Baskara mengaku, sudah menindaklanjutinya dengan menyerahkan laporan pertanggungjawabannya kepada BPK DIY. “Sudah kami serahkan. Sekarang sedang diproses di BPK,” tandasnya. (Ridwan Anshori)
Sumber : Seputar Indonesia, 1 November 2013
Catatan :
Berdasarkan Pasal 15 ayat (2) dan (3) Peraturan Gubernur Daerah Istimewa Yogyakarta Nomor 46.1 Tahun 2012 tentang Tata Cara Hibah dan Bantuan Sosial, penerima hibah/bantuan sosial berupa barang/jasa wajib menyampaikan laporan penggunaan hibah/bantuan sosial kepada Gubernur melalui SKPD Teknis dengan tembusan kepada Inspektorat. Pertanggungjawaban Pemerintah Daerah dalam pemberian hibah/bantuan sosial meliputi:
- Proposal usulan dari calon penerima hibah/bantuan sosial kepada Gubernur;
- Keputusan Gubernur tentang penetapan daftar penerima hibah/bantuan sosial;
- Pakta Intergritas dari penerima hibah/bantuan sosial yang menyatakan bahwa hibah/bantuan sosial yang diterima digunakan seduai dengan NPHD/proposal; dan
- Bukti transfer uang atas nama pemberian hibah/bantuan sosial berupa uang atau bukti serah terima barang/jasa atas pemberian hibah/bantuan sosial berupa barang atau jasa
Pasal 16 ayat (1) dan ayat (2) menerangkan bahwa SKPD Teknis melakukan monitoring dan evaluasi atas pemberian hibah dan bantuan sosial. Hasil monitoring dan evaluasi tersebut disampaikan kepada Gubernur dengan tembusan kepada Inspektorat.
[1] Berdasarkan Pasal 1 angka 15 Peraturan Menteri Dalam Negeri Nomor 32 Tahun 2011 tentang Pedoman Pemberian Hibah dan Bantuan Sosial yang Bersumber dari Anggaran Pendapatan dan Belanja Daerah, bantuan sosial adalah pemberian bantuan berupa uang/barang dari pemerintah daerah kepada individu, keluarga, kelompok dan/atau masyarakat yang sifatnya tidak secara terus-menerus dan selektif yang bertujuan untuk melindungi dari kemungkinan terjadinya resiko sosial.
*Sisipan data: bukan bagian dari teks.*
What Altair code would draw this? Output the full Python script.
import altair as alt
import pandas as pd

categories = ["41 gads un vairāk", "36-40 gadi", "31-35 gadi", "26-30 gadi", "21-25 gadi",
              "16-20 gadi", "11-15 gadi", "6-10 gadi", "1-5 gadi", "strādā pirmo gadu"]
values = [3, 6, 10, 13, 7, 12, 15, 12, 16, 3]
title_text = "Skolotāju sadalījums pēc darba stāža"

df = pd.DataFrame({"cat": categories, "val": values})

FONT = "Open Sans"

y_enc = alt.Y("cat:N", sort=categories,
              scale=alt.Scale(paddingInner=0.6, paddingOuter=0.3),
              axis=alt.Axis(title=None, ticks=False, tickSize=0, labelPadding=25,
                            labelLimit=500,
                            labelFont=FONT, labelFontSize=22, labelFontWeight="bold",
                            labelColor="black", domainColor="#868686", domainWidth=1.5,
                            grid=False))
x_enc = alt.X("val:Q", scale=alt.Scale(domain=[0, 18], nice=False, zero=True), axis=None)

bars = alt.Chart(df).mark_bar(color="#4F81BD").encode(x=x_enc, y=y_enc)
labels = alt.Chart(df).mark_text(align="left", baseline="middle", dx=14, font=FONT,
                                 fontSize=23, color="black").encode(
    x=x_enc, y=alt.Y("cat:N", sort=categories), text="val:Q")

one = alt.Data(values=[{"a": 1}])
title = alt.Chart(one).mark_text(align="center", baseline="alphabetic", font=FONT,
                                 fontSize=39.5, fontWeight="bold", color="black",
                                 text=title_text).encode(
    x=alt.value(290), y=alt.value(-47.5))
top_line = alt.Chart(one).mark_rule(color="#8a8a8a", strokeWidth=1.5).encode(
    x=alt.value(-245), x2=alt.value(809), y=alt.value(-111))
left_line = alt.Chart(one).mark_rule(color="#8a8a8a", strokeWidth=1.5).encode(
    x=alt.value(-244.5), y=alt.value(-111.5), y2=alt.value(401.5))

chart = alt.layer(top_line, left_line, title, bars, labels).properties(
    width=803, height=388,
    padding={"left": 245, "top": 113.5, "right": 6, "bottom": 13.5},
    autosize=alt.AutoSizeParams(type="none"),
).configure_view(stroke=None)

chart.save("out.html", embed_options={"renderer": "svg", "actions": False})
[2] Berdasarkan Pasal 1 angka 8 Undang-Undang Nomor 17 Tahun 2003 tentang Keuangan Negara, Anggaran Pendapatan dan Belanja Daerah, selanjutnya disebut APBD, adalah rencana keuangan tahunan pemerintahan daerah yang disetujui oleh Dewan Perwakilan Rakyat Daerah.
[3] Berdasarkan Pasal 1 angka 8 Peraturan Menteri Dalam Negeri Nomor 13 Tahun 2010 tentang Pedoman Pelaksanaan Fungsi Pengawasan Dewan Perwakilan Rakyat Daerah Terhadap Tindak Lanjut Hasil Pemeriksaan Badan Pemeriksa Keuangan, Satuan Kerja Pemerintah Daerah yang selanjutnya disingkat SKPD adalah perangkat daerah pada Pemerintah Daerah selaku pelaksana urusan pemerintahan di daerah.
[4] Berdasarkan Pasal 1 angka 8 Peraturan Daerah Provinsi Daerah Istimewa Yogyakarta Nomor 17 Tahun 2008 tentang Organisasi dan Tatakerja Inspektorat, Badan Perencanaan Pembangunan Daerah, Lembaga Teknis Daerah dan Satuan Polisi Pamong Praja Provinsi Daerah Istimewa Yogyakarta, Inspektur adalah Kepala Inspektorat.
[5] Berdasarkan Pasal 3 ayat (1) Peraturan Daerah Provinsi Daerah Istimewa Yogyakarta Nomor 17 Tahun 2008 tentang Organisasi dan Tatakerja Inspektorat, Badan Perencanaan Pembangunan Daerah, Lembaga Teknis Daerah dan Satuan Polisi Pamong Praja Provinsi Daerah Istimewa Yogyakarta, Inspektorat merupakan unsur pengawas penyelenggaraan pemerintahan daerah.
[6] Pemerintah Daerah
[7] Berdasarkan Pasal 1 angka 8 Peraturan Daerah Kabupaten Bantul Nomor 7 Tahun 2012 tentang Pengelolaan Dana Bergulir, dana bergulir adalah dana yang dipinjamkan untuk dikelola sebagai modal usaha dan digulirkan kepada usaha perseorangan dan/atau usaha kelompok masyarakat oleh Pemerintah Daerah yang bertujuan untuk meningkatkan ekonomi masyarakat.